- **Direction**
Make an exact copy of the entries below with the pictures removed.

○ ○ ○ ○

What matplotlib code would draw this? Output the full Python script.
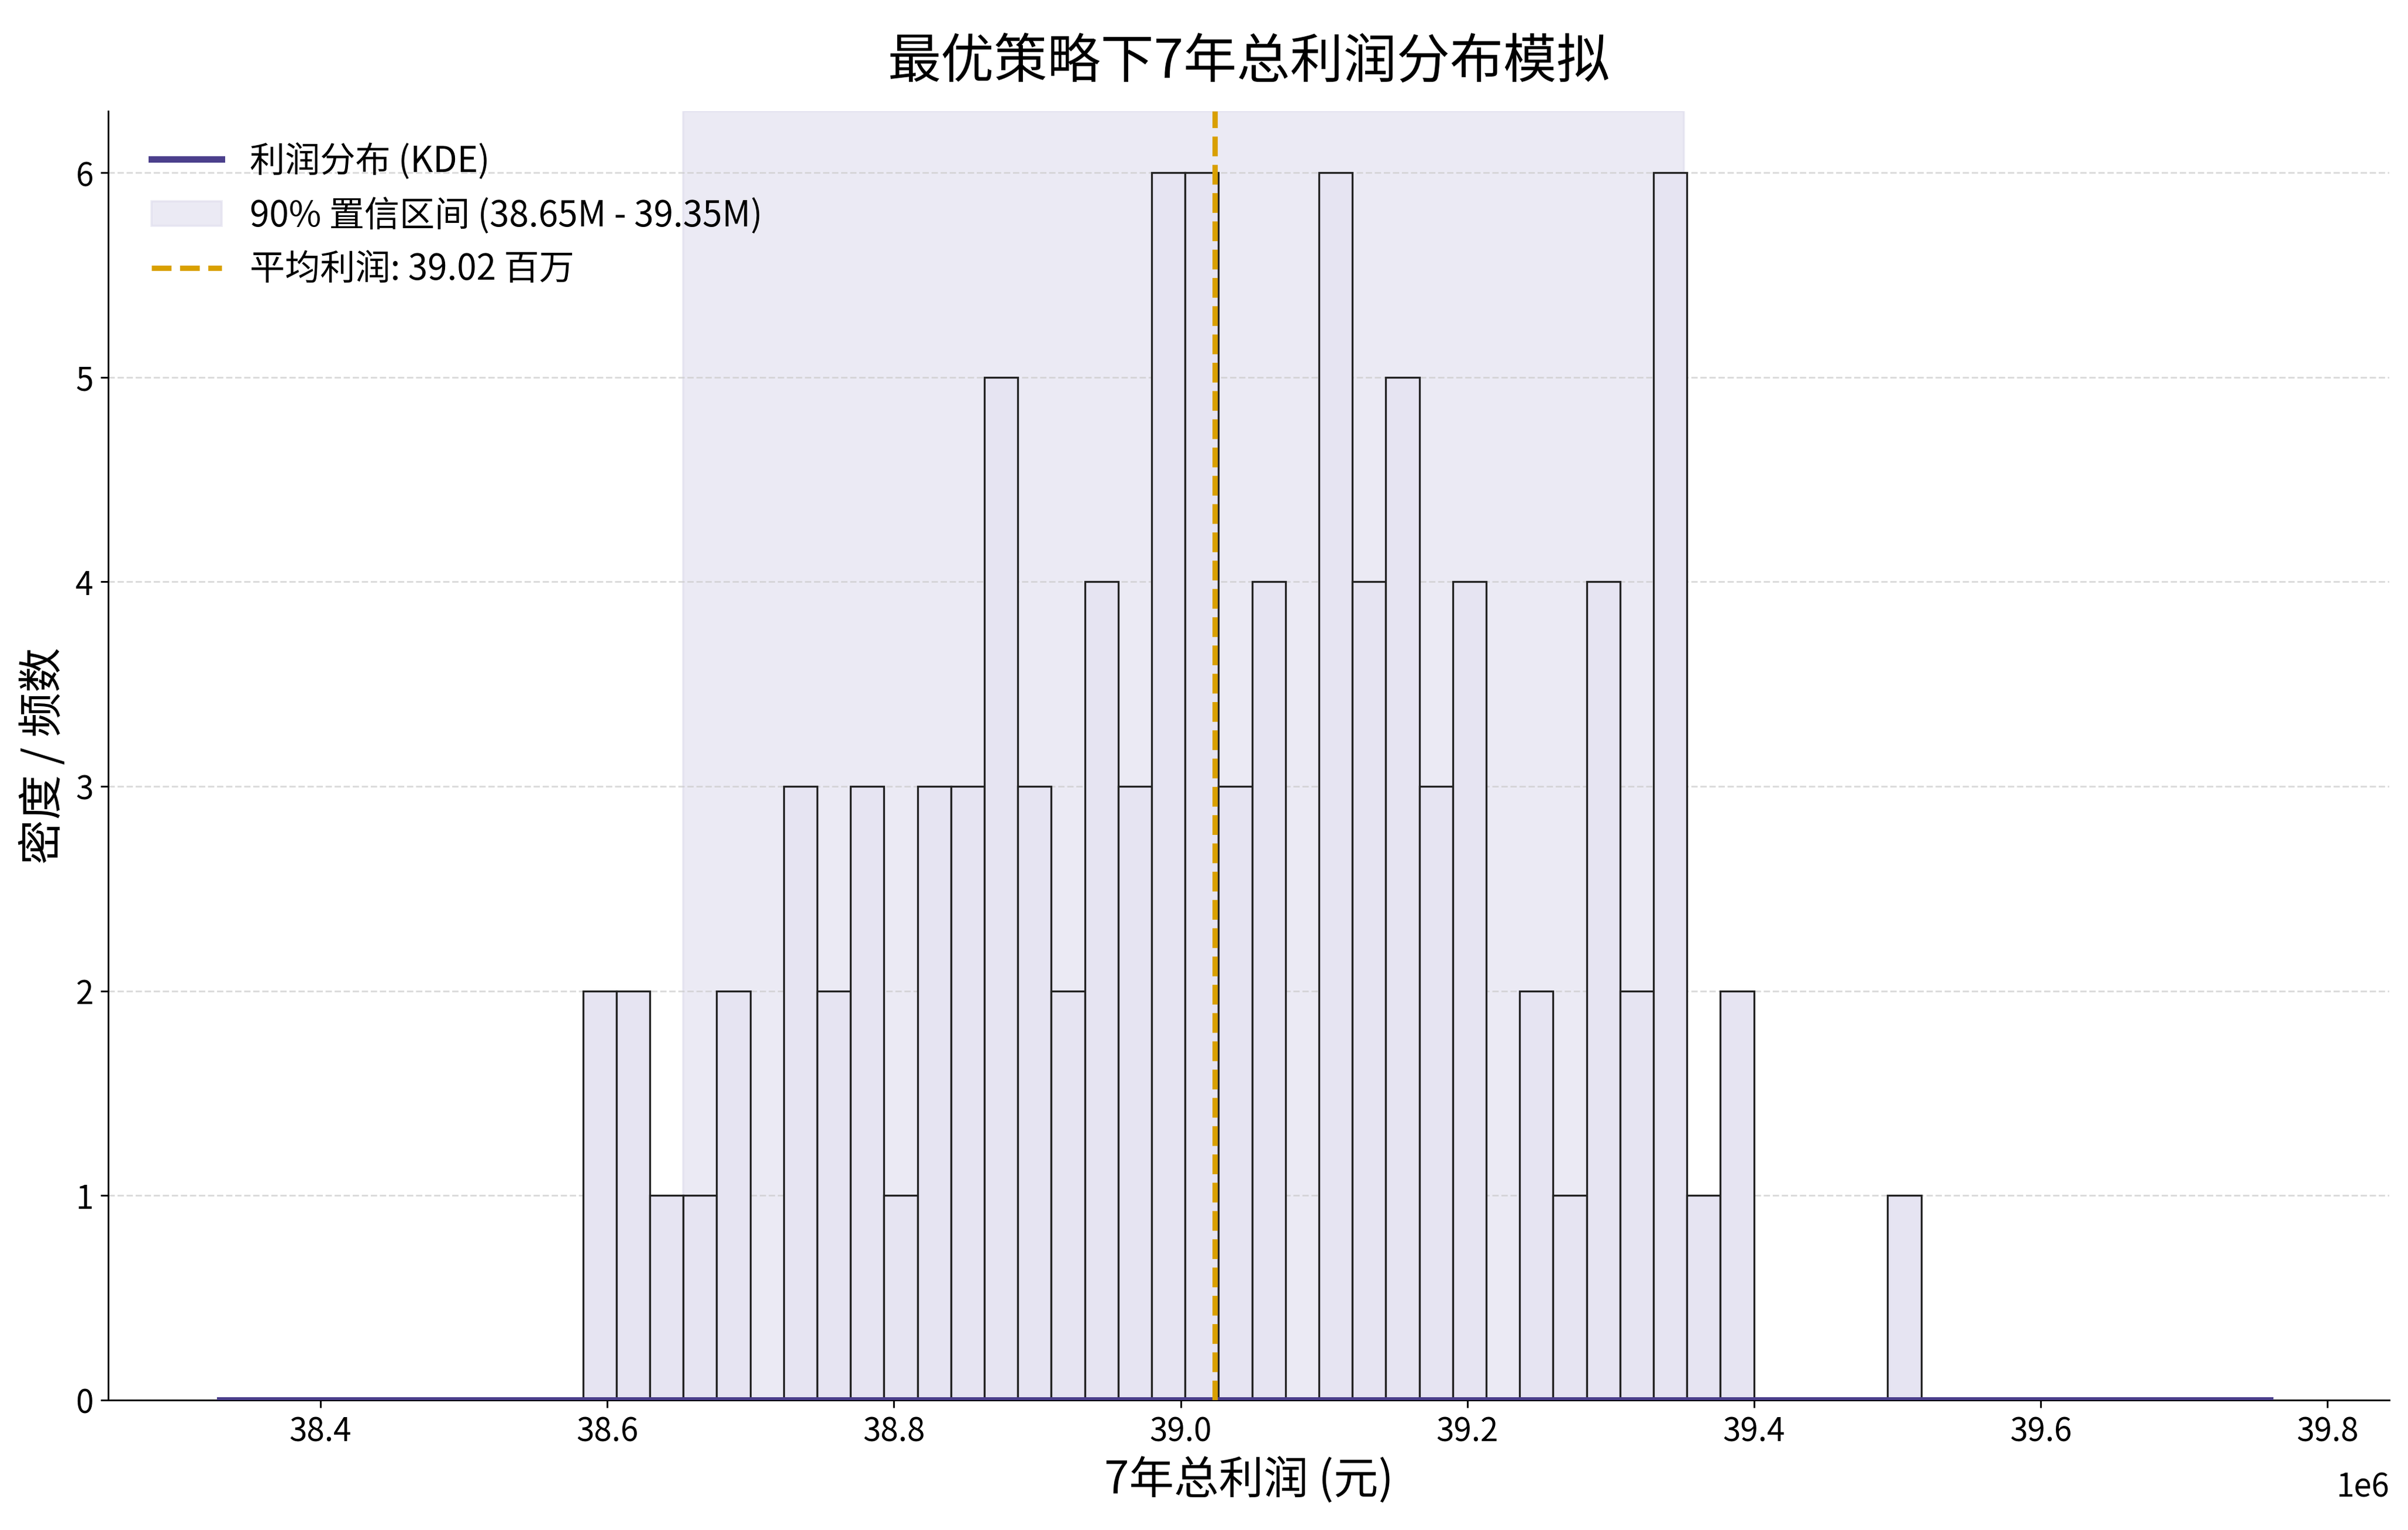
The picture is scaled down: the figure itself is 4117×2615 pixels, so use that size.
import matplotlib
matplotlib.use("Agg")
import matplotlib.pyplot as plt
from matplotlib.ticker import FuncFormatter
import numpy as np

plt.rcParams['font.family'] = ['Noto Sans CJK SC', 'DejaVu Sans']
plt.rcParams['axes.unicode_minus'] = False

# histogram (100 simulated runs)
BIN_START = 38.583e6
BIN_WIDTH = 0.02334e6
counts = [2, 2, 1, 1, 2, 0, 3, 2, 3, 1, 3, 3, 5, 3, 2, 4, 3, 6, 6, 3, 4, 0,
          6, 4, 5, 3, 4, 0, 2, 1, 4, 2, 6, 1, 2, 0, 0, 0, 0, 1]
ci_low = 38.653e6
ci_high = 39.351e6
mean_profit = 39.024e6
kde_range = (38.33e6, 39.76e6)

edges = BIN_START + BIN_WIDTH * np.arange(len(counts) + 1)
centers = (edges[:-1] + edges[1:]) / 2
samples = np.repeat(centers, counts)

fig = plt.figure(figsize=(15.68, 9.96), dpi=262.6)
ax = fig.add_axes([0.045, 0.085, 0.947, 0.842])

ax.axvspan(ci_low, ci_high, color='#dcdaeb', alpha=0.55, zorder=0,
           label=f"90% 置信区间 ({ci_low/1e6:.2f}M - {ci_high/1e6:.2f}M)")
ax.hist(centers, bins=edges, weights=counts, color='#e6e4f2', edgecolor='#222222',
        linewidth=0.9, zorder=2)

# KDE (in yuan units its density is ~1e-6, so it lies on the baseline)
xs = np.linspace(kde_range[0], kde_range[1], 400)
bw = 1.06 * samples.std() * len(samples) ** (-0.2)
kde = np.exp(-0.5 * ((xs[:, None] - samples[None, :]) / bw) ** 2).sum(axis=1)
kde /= len(samples) * bw * np.sqrt(2 * np.pi)
ax.plot(xs, kde, color='#4b3f8c', linewidth=3, zorder=3, label="利润分布 (KDE)")

ax.axvline(mean_profit, color='#d9a000', linestyle='--', linewidth=2.5, zorder=4,
           label=f"平均利润: {mean_profit/1e6:.2f} 百万")

ax.set_xlim(38.252e6, 39.843e6)
ax.set_ylim(0, 6.3)
ax.set_xticks(np.arange(38.4e6, 39.81e6, 0.2e6))
ax.xaxis.set_major_formatter(FuncFormatter(lambda v, p: f"{v/1e6:.1f}"))
ax.text(1.0, -0.055, "1e6", transform=ax.transAxes, ha='right', va='top', fontsize=15)
ax.set_yticks(range(7))
ax.tick_params(labelsize=15)
ax.grid(axis='y', linestyle='--', color='#cccccc', alpha=0.7)
ax.set_axisbelow(True)
for s in ['top', 'right']:
    ax.spines[s].set_visible(False)

ax.set_title("最优策略下7年总利润分布模拟", fontsize=25, pad=16)
ax.set_xlabel("7年总利润 (元)", fontsize=21)
ax.set_ylabel("密度 / 频数", fontsize=21)

h, l = ax.get_legend_handles_labels()
order = [l.index("利润分布 (KDE)"), 0, l.index(f"平均利润: {mean_profit/1e6:.2f} 百万")]
ax.legend([h[i] for i in order], [l[i] for i in order], loc='upper left',
          fontsize=16.5, frameon=False, bbox_to_anchor=(0.005, 1.0))

fig.savefig("out.png")
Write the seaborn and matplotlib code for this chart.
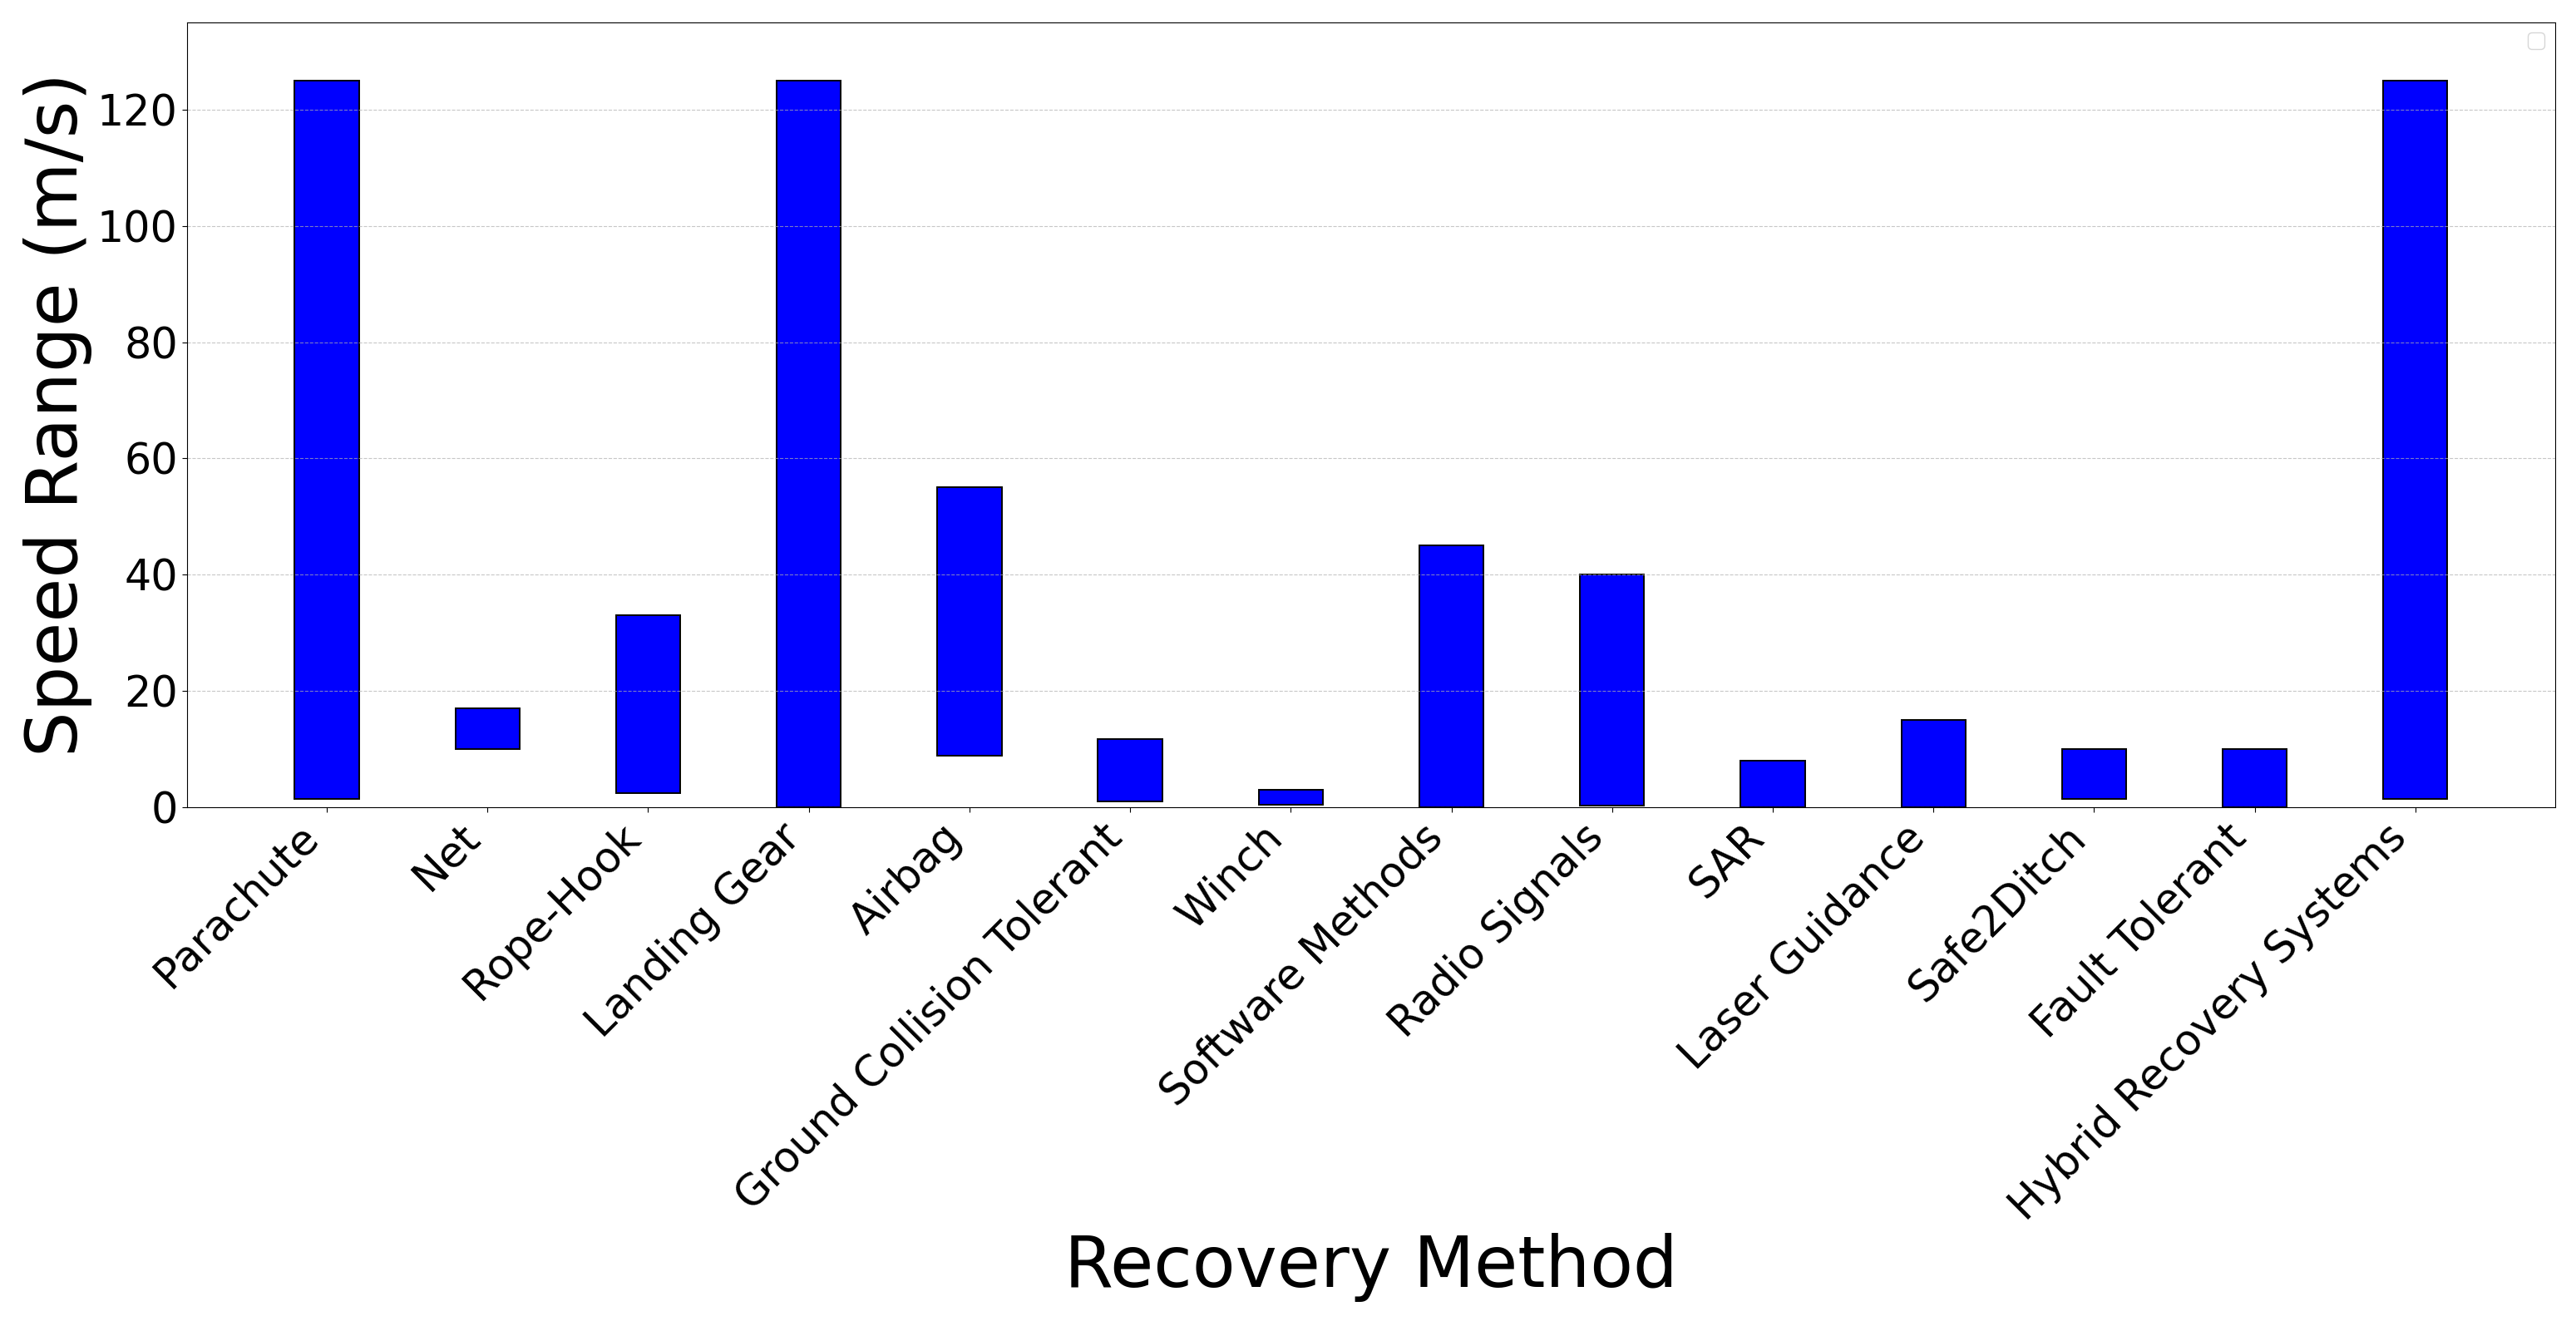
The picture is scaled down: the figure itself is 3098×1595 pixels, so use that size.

○ ○ ○ ○

- **Answer**
What matplotlib code would draw this? Output the full Python script.
The picture is scaled down: the figure itself is 4117×2615 pixels, so use that size.
import matplotlib
matplotlib.use("Agg")
import matplotlib.pyplot as plt
from matplotlib.ticker import FuncFormatter
import numpy as np

plt.rcParams['font.family'] = ['Noto Sans CJK SC', 'DejaVu Sans']
plt.rcParams['axes.unicode_minus'] = False

# histogram (100 simulated runs)
BIN_START = 38.583e6
BIN_WIDTH = 0.02334e6
counts = [2, 2, 1, 1, 2, 0, 3, 2, 3, 1, 3, 3, 5, 3, 2, 4, 3, 6, 6, 3, 4, 0,
          6, 4, 5, 3, 4, 0, 2, 1, 4, 2, 6, 1, 2, 0, 0, 0, 0, 1]
ci_low = 38.653e6
ci_high = 39.351e6
mean_profit = 39.024e6
kde_range = (38.33e6, 39.76e6)

edges = BIN_START + BIN_WIDTH * np.arange(len(counts) + 1)
centers = (edges[:-1] + edges[1:]) / 2
samples = np.repeat(centers, counts)

fig = plt.figure(figsize=(15.68, 9.96), dpi=262.6)
ax = fig.add_axes([0.045, 0.085, 0.947, 0.842])

ax.axvspan(ci_low, ci_high, color='#dcdaeb', alpha=0.55, zorder=0,
           label=f"90% 置信区间 ({ci_low/1e6:.2f}M - {ci_high/1e6:.2f}M)")
ax.hist(centers, bins=edges, weights=counts, color='#e6e4f2', edgecolor='#222222',
        linewidth=0.9, zorder=2)

# KDE (in yuan units its density is ~1e-6, so it lies on the baseline)
xs = np.linspace(kde_range[0], kde_range[1], 400)
bw = 1.06 * samples.std() * len(samples) ** (-0.2)
kde = np.exp(-0.5 * ((xs[:, None] - samples[None, :]) / bw) ** 2).sum(axis=1)
kde /= len(samples) * bw * np.sqrt(2 * np.pi)
ax.plot(xs, kde, color='#4b3f8c', linewidth=3, zorder=3, label="利润分布 (KDE)")

ax.axvline(mean_profit, color='#d9a000', linestyle='--', linewidth=2.5, zorder=4,
           label=f"平均利润: {mean_profit/1e6:.2f} 百万")

ax.set_xlim(38.252e6, 39.843e6)
ax.set_ylim(0, 6.3)
ax.set_xticks(np.arange(38.4e6, 39.81e6, 0.2e6))
ax.xaxis.set_major_formatter(FuncFormatter(lambda v, p: f"{v/1e6:.1f}"))
ax.text(1.0, -0.055, "1e6", transform=ax.transAxes, ha='right', va='top', fontsize=15)
ax.set_yticks(range(7))
ax.tick_params(labelsize=15)
ax.grid(axis='y', linestyle='--', color='#cccccc', alpha=0.7)
ax.set_axisbelow(True)
for s in ['top', 'right']:
    ax.spines[s].set_visible(False)

ax.set_title("最优策略下7年总利润分布模拟", fontsize=25, pad=16)
ax.set_xlabel("7年总利润 (元)", fontsize=21)
ax.set_ylabel("密度 / 频数", fontsize=21)

h, l = ax.get_legend_handles_labels()
order = [l.index("利润分布 (KDE)"), 0, l.index(f"平均利润: {mean_profit/1e6:.2f} 百万")]
ax.legend([h[i] for i in order], [l[i] for i in order], loc='upper left',
          fontsize=16.5, frameon=False, bbox_to_anchor=(0.005, 1.0))

fig.savefig("out.png")
Write the seaborn and matplotlib code for this chart.
The picture is scaled down: the figure itself is 3098×1595 pixels, so use that size.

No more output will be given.